In this way, we can be a bit more specific about the discourse being used, as well as establish a contextual boundary within which it emerged, was presented, and subsequently received.

These things established, let’s look at three examples, two of which were also on ‘Generation Xero Film’s’ “Top Ten Anti-Religion Comedy Routines.”

The first comes from Ricky Gervais, and focuses on a critical analysis of the Biblical story of Noah’s Ark:

The second comes from Bill Maher, and focuses on examples of religion ‘doing harm:’

The third, and perhaps most famous, comes from George Carlin, and focuses on religion as ‘bullshit:’

From out of a cursory analysis of these three clips as ‘texts,’ we can establish a number of discursive specifics:

  • Each are reactionary, and thus present a criticism directed at a particular subject.
    • The first (Gervais) presents a critical assessment of the fictionality and inherent unbelievability of a Biblical myth through the lens of modernity.
    • The second (Maher) is directed at issues of morality, and the fact, as he sees it, that ‘religion’ is harmful and immoral.
    • The third (Carlin), like Maher, presents a critical assessment of the harmful and equally immoral dangers of religion/religious belief (though with the caveat that his ‘Sun Worship’ (not ‘prayer-to’) is still practical.
  • The ‘religion’ of their collective criticisms is somewhat vague, though we can presume via their language they are reacting against a particular monotheism, likely Christianity (though Maher intermixes this with critiques of Islam).
  • While seemingly problematic, these differences tell us a great deal about their contextual discursive language use.  Gervais’ routine was given in 2010, the same year as Maher’s.  Carlin’s routine comes from 1999.  So, we might concede that Gervais’ and Maher’s routines stem from a ‘New Atheist,’ or post-September 11th discourse, though that might be presuming a bit much.
  • However, simply as ‘texts,’ they do not tell us much about their ‘Atheisms.’  Yes, we might assume (or presume) that they are being inherently ‘Atheist’ by means of their criticisms, it is not as specific as, say, an informant telling us about his or her ‘Atheist identity,’ and how he or she has constructed that identity in a specific way.

So how might we use them as textual discursive sources?  By taking up Fairclough’s three-part interpretive method, we can begin to shift them from mere textual examples to more direct discursive ones.

  1. Learning about how they were produced (written) we can learn a great deal about the individuals doing the writing, the context that writing took place, the type of Atheism they themselves identify with, and the influences that shaped their texts based on that type of Atheism.
  2. Then, our cursory analysis (such as above) becomes a bit more nuanced.
  3. Finally, we can look at how they are received by individuals (audience or viewers) who equally identify as ‘Atheist,’ while equally deciphering how these texts assist these individuals in their own identity constructions.

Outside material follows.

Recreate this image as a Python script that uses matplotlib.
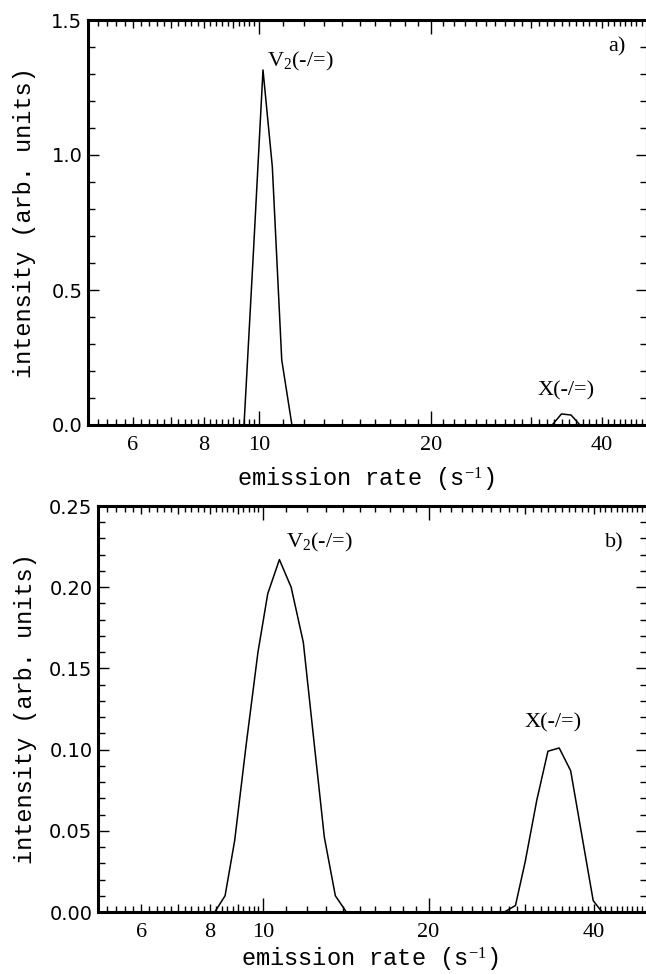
import numpy as np
import matplotlib
matplotlib.use("Agg")
import matplotlib.pyplot as plt
from matplotlib.ticker import FixedLocator, NullFormatter, FixedFormatter

plt.rcParams['mathtext.fontset'] = 'custom'
plt.rcParams['mathtext.rm'] = 'Liberation Serif'
plt.rcParams['mathtext.it'] = 'Liberation Serif:italic'

# ---------------- data ----------------
# panel a
rate_a = [5.0, 9.40, 9.77, 10.15, 10.54, 10.95, 11.41, 32.7, 33.96, 35.3, 36.6, 48.0]
inten_a = [0.0, 0.0, 0.65, 1.315, 0.957, 0.241, 0.0, 0.0, 0.041, 0.037, 0.0, 0.0]
# panel b
rate_b = [5.0, 8.16, 8.52, 8.87, 9.30, 9.78, 10.19, 10.70, 11.24, 11.83, 12.37, 12.92,
          13.53, 14.17, 27.5, 28.8, 30.0, 31.5, 33.0, 34.6, 36.3, 38.1, 39.9, 41.4, 50.0]
inten_b = [0.0, 0.0, 0.010, 0.044, 0.102, 0.160, 0.196, 0.217, 0.200, 0.166, 0.105,
           0.046, 0.010, 0.0, 0.0, 0.004, 0.031, 0.069, 0.099, 0.101, 0.087, 0.046,
           0.007, 0.0, 0.0]

xtick_vals = [6, 8, 10, 20, 40]
xtick_labels = ["6", "8", "10", "20", "40"]
ytick_a = [0.0, 0.5, 1.0, 1.5]
ytick_a_labels = ["0.0", "0.5", "1.0", "1.5"]
ytick_b = [0.0, 0.05, 0.10, 0.15, 0.20, 0.25]
ytick_b_labels = ["0.00", "0.05", "0.10", "0.15", "0.20", "0.25"]
peak_label_v2 = r"V$_2$(-/=)"
peak_label_x = "X(-/=)"

W, H = 646, 974
fig = plt.figure(figsize=(W / 100, H / 100), dpi=100)

def frac(left, top, right, bottom):
    return [left / W, 1 - bottom / H, (right - left) / W, (bottom - top) / H]

ax_a = fig.add_axes(frac(88, 20, 647, 425))
ax_b = fig.add_axes(frac(98, 506, 647, 912))

mono = "Liberation Mono"
serif = "Liberation Serif"
sans = "DejaVu Sans"

minor_x = sorted(set([round(5 + 0.2 * i, 2) for i in range(0, 26)] +
                     list(range(11, 51))) - set(xtick_vals))
medium_x = [5, 7, 9, 30, 50]

def style(ax, xlim, ylim, yt, ytl, yminor_step):
    ax.set_xscale('log')
    ax.set_xlim(*xlim)
    ax.set_ylim(*ylim)
    ax.xaxis.set_major_locator(FixedLocator(xtick_vals))
    ax.xaxis.set_major_formatter(FixedFormatter(xtick_labels))
    ax.xaxis.set_minor_locator(FixedLocator(minor_x))
    ax.xaxis.set_minor_formatter(NullFormatter())
    ax.yaxis.set_major_locator(FixedLocator(yt))
    ax.yaxis.set_major_formatter(FixedFormatter(ytl))
    ym = np.arange(0, ylim[1] + 1e-9, yminor_step)
    ax.yaxis.set_minor_locator(FixedLocator(ym))
    ax.tick_params(which='both', direction='in', top=True, right=True, width=1.0)
    ax.tick_params(axis='x', which='major', length=8, pad=8)
    ax.tick_params(axis='x', which='minor', length=4)
    ax.tick_params(axis='y', which='major', length=8, pad=4)
    ax.tick_params(axis='y', which='minor', length=5)
    for lab in ax.get_xticklabels():
        lab.set_fontfamily(serif)
        lab.set_fontsize(16)
    for lab in ax.get_yticklabels():
        lab.set_fontfamily(sans)
        lab.set_fontsize(14)
    for t, v in zip(ax.xaxis.get_minor_ticks(), minor_x):
        if v in medium_x:
            t.tick1line.set_markersize(6)
            t.tick2line.set_markersize(6)
    for t, v in zip(ax.xaxis.get_major_ticks(), xtick_vals):
        if v in (6, 8, 40):
            t.tick1line.set_markersize(6)
            t.tick2line.set_markersize(6)
        else:
            t.tick1line.set_markersize(10)
            t.tick2line.set_markersize(10)
    for sp in ax.spines.values():
        sp.set_linewidth(2.2)
    ax.set_xlabel(r"emission rate (s$^{-1}$)", fontfamily=mono, fontsize=17)
    ax.set_ylabel("intensity (arb. units)", fontfamily=mono, fontsize=17)

style(ax_a, (5, 48), (0, 1.5), ytick_a, ytick_a_labels, 0.1)
style(ax_b, (5, 50), (0, 0.25), ytick_b, ytick_b_labels, 0.01)

ax_a.plot(rate_a, inten_a, color='black', lw=1.1, clip_on=False, zorder=3)
ax_b.plot(rate_b, inten_b, color='black', lw=1.1, clip_on=False, zorder=3)

ax_a.xaxis.set_label_coords(0.496, -0.10)
ax_a.yaxis.set_label_coords(-0.093, 0.5)
ax_b.xaxis.set_label_coords(0.495, -0.083)
ax_b.yaxis.set_label_coords(-0.112, 0.5)

ia = int(np.argmax(inten_a))
ax_a.annotate(peak_label_v2, (rate_a[ia], inten_a[ia]), xytext=(4, 8),
              textcoords='offset pixels', ha='left', va='center',
              fontfamily=serif, fontsize=16)
ax_a.annotate(peak_label_x, (rate_a[8], inten_a[8]), xytext=(5, 23),
              textcoords='offset pixels', ha='center', va='center',
              fontfamily=serif, fontsize=16)
ib = int(np.argmax(inten_b))
ax_b.annotate(peak_label_v2, (rate_b[ib], inten_b[ib]), xytext=(7, 17),
              textcoords='offset pixels', ha='left', va='center',
              fontfamily=serif, fontsize=16)
ax_b.annotate(peak_label_x, (rate_b[19], inten_b[19]), xytext=(-6, 25),
              textcoords='offset pixels', ha='center', va='center',
              fontfamily=serif, fontsize=16)

ax_a.text(0.946, 0.933, "a)", transform=ax_a.transAxes, ha='center', va='center',
          fontfamily=serif, fontsize=16)
ax_b.text(0.94, 0.909, "b)", transform=ax_b.transAxes, ha='center', va='center',
          fontfamily=serif, fontsize=16)

fig.savefig("out.png", dpi=100)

By weaving these together, we begin to form a much clearer (in my opinion, at least) conception of ‘Atheism,’ such as we might use to better understand the discursive elements that influence the New Atheist clips presented above.  While this isn’t a better means of approach then conducting interviews and ethnographically shaping a textual representation, as a means of understanding the discourse that might underscore or influence the identities that make up such an ethnographic textual representation, this seems quite beneficial.  Likewise, I believe this works much better than merely speculating or theoretically stipulating what we think these sorts of things (like Atheism) mean, and is therefore a much more useful (and, to be honest, more enjoyable) means of researching precarious concepts such as ‘religion’ or ‘Atheism.’


Norman Fairclough, Analysing Discourse: Textual Analysis for Social Research (London: Routledge, 2003).